**Data records:**
************

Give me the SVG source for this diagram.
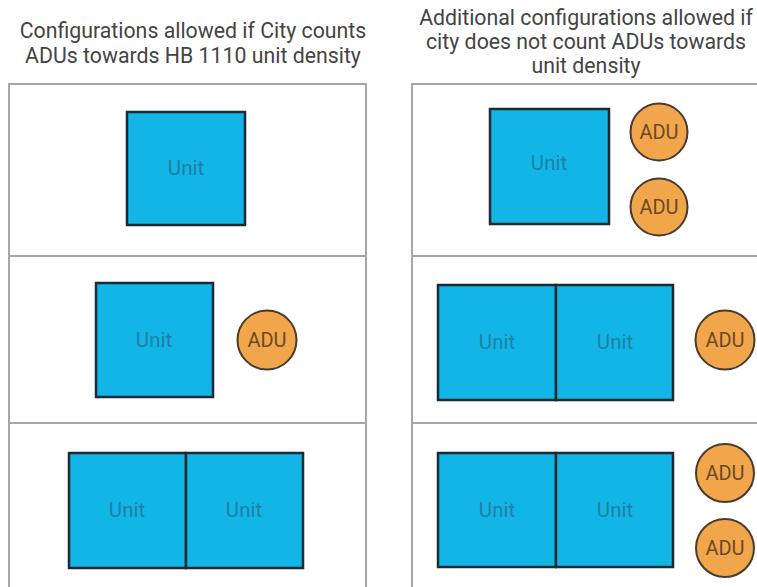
<svg xmlns="http://www.w3.org/2000/svg" width="757" height="587" viewBox="0 0 757 587">
<style>
.title{font-family:Roboto,"Liberation Sans",sans-serif;font-size:21.3px;fill:#444444;text-anchor:middle}
.panel{fill:#ffffff;stroke:#a6a6a6;stroke-width:2}
.div{stroke:#a6a6a6;stroke-width:2}
.unit{fill:#12b6e6;stroke:#1b2a33;stroke-width:2.5}
.ulab{font-family:Roboto,"Liberation Sans",sans-serif;font-size:20.5px;fill:#1f7ea6;text-anchor:middle;dominant-baseline:central}
.adu{fill:#f2a64c;stroke:#4a3a2c;stroke-width:2}
.alab{font-family:Roboto,"Liberation Sans",sans-serif;font-size:20px;fill:#6a4a22;text-anchor:middle;dominant-baseline:central}
</style>
<rect width="757" height="587" fill="#ffffff"/>
<g id="title-left">
<text class="title" x="193" y="38">Configurations allowed if City counts</text>
<text class="title" x="193" y="63">ADUs towards HB 1110 unit density</text>
</g>
<g id="title-right">
<text class="title" x="586" y="25">Additional configurations allowed if</text>
<text class="title" x="586" y="49">city does not count ADUs towards</text>
<text class="title" x="586" y="73">unit density</text>
</g>
<g id="panel-left">
<rect class="panel" x="9" y="84" width="357" height="520"/>
<line class="div" x1="9" y1="256" x2="366" y2="256"/>
<line class="div" x1="9" y1="423" x2="366" y2="423"/>
</g>
<g id="panel-right">
<rect class="panel" x="412" y="84" width="360" height="520"/>
<line class="div" x1="412" y1="256" x2="772" y2="256"/>
<line class="div" x1="412" y1="423" x2="772" y2="423"/>
</g>
<g id="L1-unit"><rect class="unit" x="127" y="112" width="118" height="113"/><text class="ulab" x="186" y="168">Unit</text></g>
<g id="L2-unit"><rect class="unit" x="96" y="283" width="117" height="114"/><text class="ulab" x="154" y="340">Unit</text></g>
<g id="L2-adu"><circle class="adu" cx="267" cy="340" r="29.5"/><text class="alab" x="267" y="340">ADU</text></g>
<g id="L3-unit1"><rect class="unit" x="69" y="453" width="117" height="115"/><text class="ulab" x="127" y="510">Unit</text></g>
<g id="L3-unit2"><rect class="unit" x="186" y="453" width="117" height="115"/><text class="ulab" x="244" y="510">Unit</text></g>
<g id="R1-unit"><rect class="unit" x="490" y="109" width="119" height="115"/><text class="ulab" x="549" y="163">Unit</text></g>
<g id="R1-adu1"><circle class="adu" cx="659" cy="132" r="28.5"/><text class="alab" x="659" y="132">ADU</text></g>
<g id="R1-adu2"><circle class="adu" cx="659" cy="207" r="28.5"/><text class="alab" x="659" y="207">ADU</text></g>
<g id="R2-unit1"><rect class="unit" x="438" y="285" width="118" height="115"/><text class="ulab" x="497" y="342">Unit</text></g>
<g id="R2-unit2"><rect class="unit" x="556" y="285" width="117" height="115"/><text class="ulab" x="615" y="342">Unit</text></g>
<g id="R2-adu"><circle class="adu" cx="725" cy="340" r="29.5"/><text class="alab" x="725" y="340">ADU</text></g>
<g id="R3-unit1"><rect class="unit" x="438" y="453" width="118" height="114"/><text class="ulab" x="497" y="510">Unit</text></g>
<g id="R3-unit2"><rect class="unit" x="556" y="453" width="117" height="114"/><text class="ulab" x="615" y="510">Unit</text></g>
<g id="R3-adu1"><circle class="adu" cx="725" cy="473" r="29"/><text class="alab" x="725" y="473">ADU</text></g>
<g id="R3-adu2"><circle class="adu" cx="725" cy="548" r="29"/><text class="alab" x="725" y="548">ADU</text></g>
<g id="connectors"></g>
</svg>
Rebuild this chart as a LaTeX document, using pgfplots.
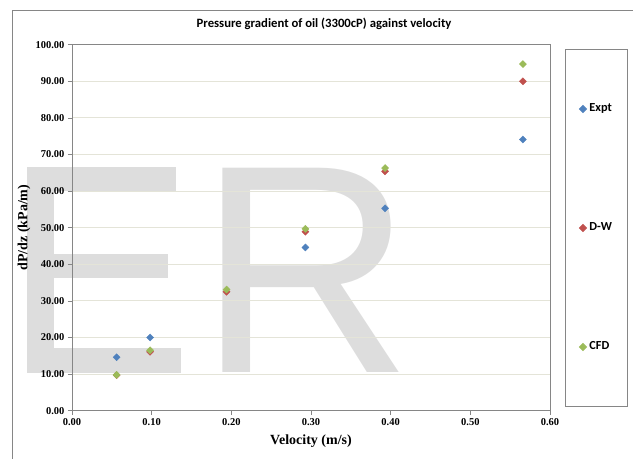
\documentclass[border=0pt]{standalone}
\usepackage{fontspec}
\usepackage{pgfplots}
\pgfplotsset{compat=1.18}
\setmainfont{Liberation Serif}
\newfontfamily\calib{Carlito}
\newfontfamily\wmfont{Liberation Sans}
\definecolor{expt}{RGB}{79,129,189}
\definecolor{dw}{RGB}{192,80,77}
\definecolor{cfd}{RGB}{155,187,89}
\definecolor{wm}{RGB}{221,221,221}
\definecolor{gridc}{RGB}{228,228,216}
\definecolor{framec}{RGB}{134,134,134}
\pgfplotsset{
  dmark/.style={only marks, mark=square*, mark size=2.5bp,
    mark options={rotate=45, fill=#1, draw=#1}, color=#1},
}

\begin{document}
\begin{tikzpicture}
\useasboundingbox (0bp,0bp) rectangle (633bp,459bp);
% watermark behind the chart: "E" as bars, "R" as a glyph
\fill[wm] (27bp,86.3bp) rectangle (54bp,292.3bp);
\fill[wm] (27bp,268bp) rectangle (175.7bp,292.3bp);
\fill[wm] (27bp,181.3bp) rectangle (168bp,205bp);
\fill[wm] (27bp,86.3bp) rectangle (180.7bp,111bp);
\node[anchor=base west, inner sep=0pt, text=wm,
      font=\wmfont\fontsize{297bp}{297bp}\selectfont] at (198.4bp,86.3bp) {R};
% chart area border (left and top only visible)
\draw[framec, line width=0.8bp] (12bp,0bp) -- (12bp,449bp) -- (633bp,449bp);
\begin{scope}[shift={(72bp,48.3bp)}]
\begin{axis}[
  anchor=south west, scale only axis,
  width=478bp, height=366bp,
  xmin=0, xmax=0.6, ymin=0, ymax=100,
  xtick={0,0.1,0.2,0.3,0.4,0.5,0.6},
  ytick={0,10,20,30,40,50,60,70,80,90,100},
  xtick pos=bottom, ytick pos=left,
  tick align=outside, major tick length=4bp,
  tick style={framec, line width=0.6bp},
  axis line style={framec, line width=0.8bp},
  ymajorgrids, grid style={gridc, line width=0.8bp},
  ticklabel style={font=\fontsize{10.5bp}{12bp}\selectfont\bfseries},
  /pgf/number format/.cd, fixed, fixed zerofill, precision=2, assume math mode=true,
  /pgfplots/.cd,
  xlabel={Velocity (m/s)},
  ylabel={dP/dz (kPa/m)},
  label style={font=\fontsize{14bp}{16bp}\selectfont\bfseries},
  xlabel style={at={(axis description cs:0.5,0)}, anchor=center, yshift=-30bp},
  ylabel style={at={(axis description cs:-0.1004,0.5)}, anchor=center},
  legend style={at={(1.0314,0.988)}, anchor=north west,
    draw=framec, line width=0.8bp, fill=white,
    inner xsep=14bp, inner ysep=54bp, row sep=108bp,
    font=\calib\bfseries\fontsize{12.3bp}{14bp}\selectfont,
    nodes={inner sep=1bp, text height=7bp, text depth=2bp}},
  legend cell align=left,
  legend image code/.code={\draw[#1] plot coordinates {(0bp,0bp)};},
  /tikz/every odd column/.append style={column sep=2bp},
]
\addplot[dmark=expt] coordinates {
  (0.056,14.6) (0.098,20.0) (0.293,44.6) (0.393,55.3) (0.566,74.1)};
\addlegendentry{Expt}
\addplot[dmark=dw] coordinates {
  (0.056,9.7) (0.098,16.1) (0.194,32.5) (0.293,48.9) (0.393,65.4) (0.566,90.0)};
\addlegendentry{D-W}
\addplot[dmark=cfd] coordinates {
  (0.056,9.8) (0.098,16.5) (0.194,33.1) (0.293,49.7) (0.393,66.3) (0.566,94.7)};
\addlegendentry{CFD}
\end{axis}
\end{scope}
\node[font=\calib\bfseries\fontsize{12.7bp}{14bp}\selectfont] at (324bp,435bp)
  {Pressure gradient of oil (3300cP) against velocity};
\end{tikzpicture}
\end{document}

************

**Required work:** Working from the material above, transcribe it exactly while omitting pictures.

**The solution:**
Give me the SVG source for this diagram.
<svg xmlns="http://www.w3.org/2000/svg" width="757" height="587" viewBox="0 0 757 587">
<style>
.title{font-family:Roboto,"Liberation Sans",sans-serif;font-size:21.3px;fill:#444444;text-anchor:middle}
.panel{fill:#ffffff;stroke:#a6a6a6;stroke-width:2}
.div{stroke:#a6a6a6;stroke-width:2}
.unit{fill:#12b6e6;stroke:#1b2a33;stroke-width:2.5}
.ulab{font-family:Roboto,"Liberation Sans",sans-serif;font-size:20.5px;fill:#1f7ea6;text-anchor:middle;dominant-baseline:central}
.adu{fill:#f2a64c;stroke:#4a3a2c;stroke-width:2}
.alab{font-family:Roboto,"Liberation Sans",sans-serif;font-size:20px;fill:#6a4a22;text-anchor:middle;dominant-baseline:central}
</style>
<rect width="757" height="587" fill="#ffffff"/>
<g id="title-left">
<text class="title" x="193" y="38">Configurations allowed if City counts</text>
<text class="title" x="193" y="63">ADUs towards HB 1110 unit density</text>
</g>
<g id="title-right">
<text class="title" x="586" y="25">Additional configurations allowed if</text>
<text class="title" x="586" y="49">city does not count ADUs towards</text>
<text class="title" x="586" y="73">unit density</text>
</g>
<g id="panel-left">
<rect class="panel" x="9" y="84" width="357" height="520"/>
<line class="div" x1="9" y1="256" x2="366" y2="256"/>
<line class="div" x1="9" y1="423" x2="366" y2="423"/>
</g>
<g id="panel-right">
<rect class="panel" x="412" y="84" width="360" height="520"/>
<line class="div" x1="412" y1="256" x2="772" y2="256"/>
<line class="div" x1="412" y1="423" x2="772" y2="423"/>
</g>
<g id="L1-unit"><rect class="unit" x="127" y="112" width="118" height="113"/><text class="ulab" x="186" y="168">Unit</text></g>
<g id="L2-unit"><rect class="unit" x="96" y="283" width="117" height="114"/><text class="ulab" x="154" y="340">Unit</text></g>
<g id="L2-adu"><circle class="adu" cx="267" cy="340" r="29.5"/><text class="alab" x="267" y="340">ADU</text></g>
<g id="L3-unit1"><rect class="unit" x="69" y="453" width="117" height="115"/><text class="ulab" x="127" y="510">Unit</text></g>
<g id="L3-unit2"><rect class="unit" x="186" y="453" width="117" height="115"/><text class="ulab" x="244" y="510">Unit</text></g>
<g id="R1-unit"><rect class="unit" x="490" y="109" width="119" height="115"/><text class="ulab" x="549" y="163">Unit</text></g>
<g id="R1-adu1"><circle class="adu" cx="659" cy="132" r="28.5"/><text class="alab" x="659" y="132">ADU</text></g>
<g id="R1-adu2"><circle class="adu" cx="659" cy="207" r="28.5"/><text class="alab" x="659" y="207">ADU</text></g>
<g id="R2-unit1"><rect class="unit" x="438" y="285" width="118" height="115"/><text class="ulab" x="497" y="342">Unit</text></g>
<g id="R2-unit2"><rect class="unit" x="556" y="285" width="117" height="115"/><text class="ulab" x="615" y="342">Unit</text></g>
<g id="R2-adu"><circle class="adu" cx="725" cy="340" r="29.5"/><text class="alab" x="725" y="340">ADU</text></g>
<g id="R3-unit1"><rect class="unit" x="438" y="453" width="118" height="114"/><text class="ulab" x="497" y="510">Unit</text></g>
<g id="R3-unit2"><rect class="unit" x="556" y="453" width="117" height="114"/><text class="ulab" x="615" y="510">Unit</text></g>
<g id="R3-adu1"><circle class="adu" cx="725" cy="473" r="29"/><text class="alab" x="725" y="473">ADU</text></g>
<g id="R3-adu2"><circle class="adu" cx="725" cy="548" r="29"/><text class="alab" x="725" y="548">ADU</text></g>
<g id="connectors"></g>
</svg>
Rebuild this chart as a LaTeX document, using pgfplots.
\documentclass[border=0pt]{standalone}
\usepackage{fontspec}
\usepackage{pgfplots}
\pgfplotsset{compat=1.18}
\setmainfont{Liberation Serif}
\newfontfamily\calib{Carlito}
\newfontfamily\wmfont{Liberation Sans}
\definecolor{expt}{RGB}{79,129,189}
\definecolor{dw}{RGB}{192,80,77}
\definecolor{cfd}{RGB}{155,187,89}
\definecolor{wm}{RGB}{221,221,221}
\definecolor{gridc}{RGB}{228,228,216}
\definecolor{framec}{RGB}{134,134,134}
\pgfplotsset{
  dmark/.style={only marks, mark=square*, mark size=2.5bp,
    mark options={rotate=45, fill=#1, draw=#1}, color=#1},
}

\begin{document}
\begin{tikzpicture}
\useasboundingbox (0bp,0bp) rectangle (633bp,459bp);
% watermark behind the chart: "E" as bars, "R" as a glyph
\fill[wm] (27bp,86.3bp) rectangle (54bp,292.3bp);
\fill[wm] (27bp,268bp) rectangle (175.7bp,292.3bp);
\fill[wm] (27bp,181.3bp) rectangle (168bp,205bp);
\fill[wm] (27bp,86.3bp) rectangle (180.7bp,111bp);
\node[anchor=base west, inner sep=0pt, text=wm,
      font=\wmfont\fontsize{297bp}{297bp}\selectfont] at (198.4bp,86.3bp) {R};
% chart area border (left and top only visible)
\draw[framec, line width=0.8bp] (12bp,0bp) -- (12bp,449bp) -- (633bp,449bp);
\begin{scope}[shift={(72bp,48.3bp)}]
\begin{axis}[
  anchor=south west, scale only axis,
  width=478bp, height=366bp,
  xmin=0, xmax=0.6, ymin=0, ymax=100,
  xtick={0,0.1,0.2,0.3,0.4,0.5,0.6},
  ytick={0,10,20,30,40,50,60,70,80,90,100},
  xtick pos=bottom, ytick pos=left,
  tick align=outside, major tick length=4bp,
  tick style={framec, line width=0.6bp},
  axis line style={framec, line width=0.8bp},
  ymajorgrids, grid style={gridc, line width=0.8bp},
  ticklabel style={font=\fontsize{10.5bp}{12bp}\selectfont\bfseries},
  /pgf/number format/.cd, fixed, fixed zerofill, precision=2, assume math mode=true,
  /pgfplots/.cd,
  xlabel={Velocity (m/s)},
  ylabel={dP/dz (kPa/m)},
  label style={font=\fontsize{14bp}{16bp}\selectfont\bfseries},
  xlabel style={at={(axis description cs:0.5,0)}, anchor=center, yshift=-30bp},
  ylabel style={at={(axis description cs:-0.1004,0.5)}, anchor=center},
  legend style={at={(1.0314,0.988)}, anchor=north west,
    draw=framec, line width=0.8bp, fill=white,
    inner xsep=14bp, inner ysep=54bp, row sep=108bp,
    font=\calib\bfseries\fontsize{12.3bp}{14bp}\selectfont,
    nodes={inner sep=1bp, text height=7bp, text depth=2bp}},
  legend cell align=left,
  legend image code/.code={\draw[#1] plot coordinates {(0bp,0bp)};},
  /tikz/every odd column/.append style={column sep=2bp},
]
\addplot[dmark=expt] coordinates {
  (0.056,14.6) (0.098,20.0) (0.293,44.6) (0.393,55.3) (0.566,74.1)};
\addlegendentry{Expt}
\addplot[dmark=dw] coordinates {
  (0.056,9.7) (0.098,16.1) (0.194,32.5) (0.293,48.9) (0.393,65.4) (0.566,90.0)};
\addlegendentry{D-W}
\addplot[dmark=cfd] coordinates {
  (0.056,9.8) (0.098,16.5) (0.194,33.1) (0.293,49.7) (0.393,66.3) (0.566,94.7)};
\addlegendentry{CFD}
\end{axis}
\end{scope}
\node[font=\calib\bfseries\fontsize{12.7bp}{14bp}\selectfont] at (324bp,435bp)
  {Pressure gradient of oil (3300cP) against velocity};
\end{tikzpicture}
\end{document}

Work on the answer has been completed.